[START Record extracts]

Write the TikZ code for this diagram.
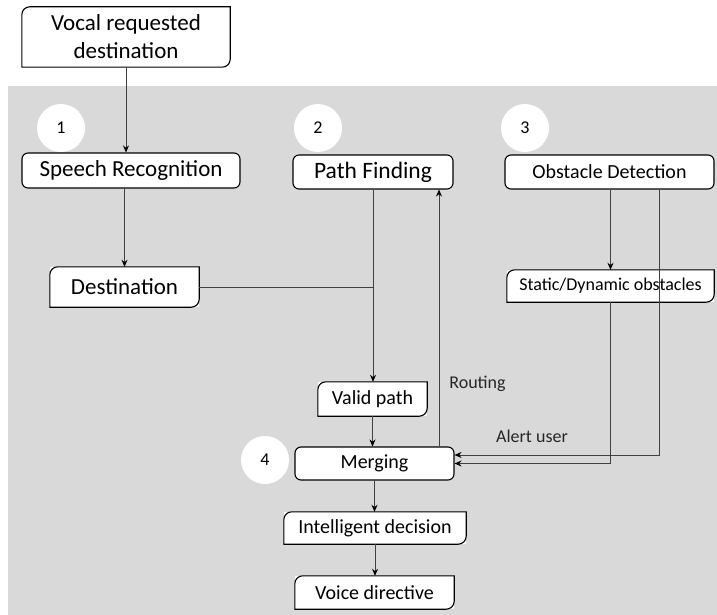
\documentclass[tikz,border=0pt]{standalone}
\usepackage{fontspec}
\setmainfont{Carlito}
\usetikzlibrary{arrows.meta,calc}

\tikzset{
  boxtext/.style={inner sep=0pt, align=center, text=black},
  rbox/.style={boxtext, fill=white, draw=black, line width=1.1pt, rounded corners=6pt},
  dbox/.style={boxtext, fill=white, draw=none},
  outline/.style={draw=black, line width=1.1pt},
  conn/.style={draw=black!75, line width=0.8pt},
  arr/.style={conn, -{Stealth[length=7pt,width=6pt,black]}},
  badge/.style={circle, fill=white, draw=none, minimum size=48pt, inner sep=0pt, font=\fontsize{18}{20}\selectfont},
  lbl/.style={inner sep=0pt, font=\fontsize{18}{20}\selectfont, text=black!85},
}

% outline with the top-left and bottom-right corners rounded
\newcommand{\diagoutline}[1]{%
  \draw[outline] (#1.south west) -- ([yshift=-8pt]#1.north west)
    arc[start angle=180, end angle=90, radius=8pt] -- (#1.north east)
    -- ([yshift=8pt]#1.south east)
    arc[start angle=0, end angle=-90, radius=8pt] -- cycle;}

\begin{document}
\begin{tikzpicture}[x=1pt, y=1pt]
  \useasboundingbox (0,0) rectangle (717,-615);
  \fill[white] (0,0) rectangle (717,-615);
  % shaded processing area
  \fill[fill={rgb,255:red,217;green,217;blue,217}] (8,-86) rectangle (717,-615);

  % stage badges
  \node[badge] (b1) at (61,-128) {1};
  \node[badge] (b2) at (318,-128) {2};
  \node[badge] (b3) at (525,-128) {3};
  \node[badge] (b4) at (265,-460) {4};

  % boxes
  \node[dbox, minimum width=208pt, minimum height=60pt, font=\fontsize{23}{28}\selectfont]
    (vocal) at (126,-37) {Vocal requested\\destination};
  \node[rbox, minimum width=218pt, minimum height=35pt, font=\fontsize{23}{26}\selectfont]
    (speech) at (131,-170.5) {Speech Recognition};
  \node[rbox, minimum width=160pt, minimum height=34pt, font=\fontsize{23.5}{26}\selectfont]
    (path) at (373,-172) {Path Finding};
  \node[rbox, minimum width=209pt, minimum height=34pt, font=\fontsize{20}{24}\selectfont]
    (obstacle) at (609.5,-172) {Obstacle Detection};
  \node[dbox, minimum width=207pt, minimum height=32pt, font=\fontsize{18}{22}\selectfont]
    (static) at (610.5,-286) {Static/Dynamic obstacles};
  \node[dbox, minimum width=149pt, minimum height=40pt, font=\fontsize{23}{26}\selectfont]
    (dest) at (124.5,-287) {Destination};
  \node[dbox, minimum width=109pt, minimum height=34pt, font=\fontsize{20}{24}\selectfont]
    (valid) at (372.5,-399) {Valid path};
  \node[rbox, minimum width=159pt, minimum height=33pt, font=\fontsize{20}{24}\selectfont]
    (merging) at (374.5,-463.5) {Merging};
  \node[dbox, minimum width=182pt, minimum height=32pt, font=\fontsize{20}{24}\selectfont]
    (intel) at (375,-528) {Intelligent decision};
  \node[dbox, minimum width=159pt, minimum height=33pt, font=\fontsize{20}{24}\selectfont]
    (voice) at (374.5,-592.5) {Voice directive};

  \diagoutline{vocal}
  \diagoutline{static}
  \diagoutline{dest}
  \diagoutline{valid}
  \diagoutline{intel}
  \diagoutline{voice}

  % helper x positions for the side routes
  \coordinate (rx) at (439,0);
  \coordinate (ax) at (659,0);

  % connectors
  \draw[arr] (vocal.south) -- (vocal.south |- speech.north);
  \draw[arr] (dest.north |- speech.south) -- (dest.north);
  \draw[arr] (path.south) -- (path.south |- valid.north);
  \draw[conn] (dest.east) -- (path.south |- dest.east);
  \draw[arr] (valid.south) -- (valid.south |- merging.north);
  \draw[arr] (merging.north -| rx) -- (path.south -| rx);
  \draw[arr] (static.north |- obstacle.south) -- (static.north);
  \draw[arr] (obstacle.south -| ax) |- ([yshift=8.5pt]merging.east);
  \draw[arr] (static.south) |- (merging.east);
  \draw[arr] (merging.south) -- (merging.south |- intel.north);
  \draw[arr] (intel.south) -- (intel.south |- voice.north);

  % connector labels
  \node[lbl] (routing) at (477.5,-384) {Routing};
  \node[lbl] (alert) at (532,-436) {Alert user};
\end{tikzpicture}
\end{document}
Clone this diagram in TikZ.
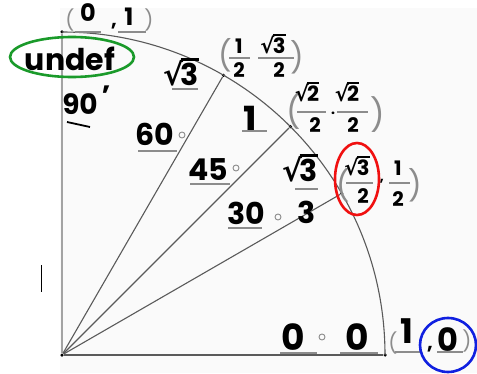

[END Record extracts]

To do: Gather each line in the data that holds the string "diagram".

Result of this exercise:
Write the TikZ code for this diagram.
Clone this diagram in TikZ.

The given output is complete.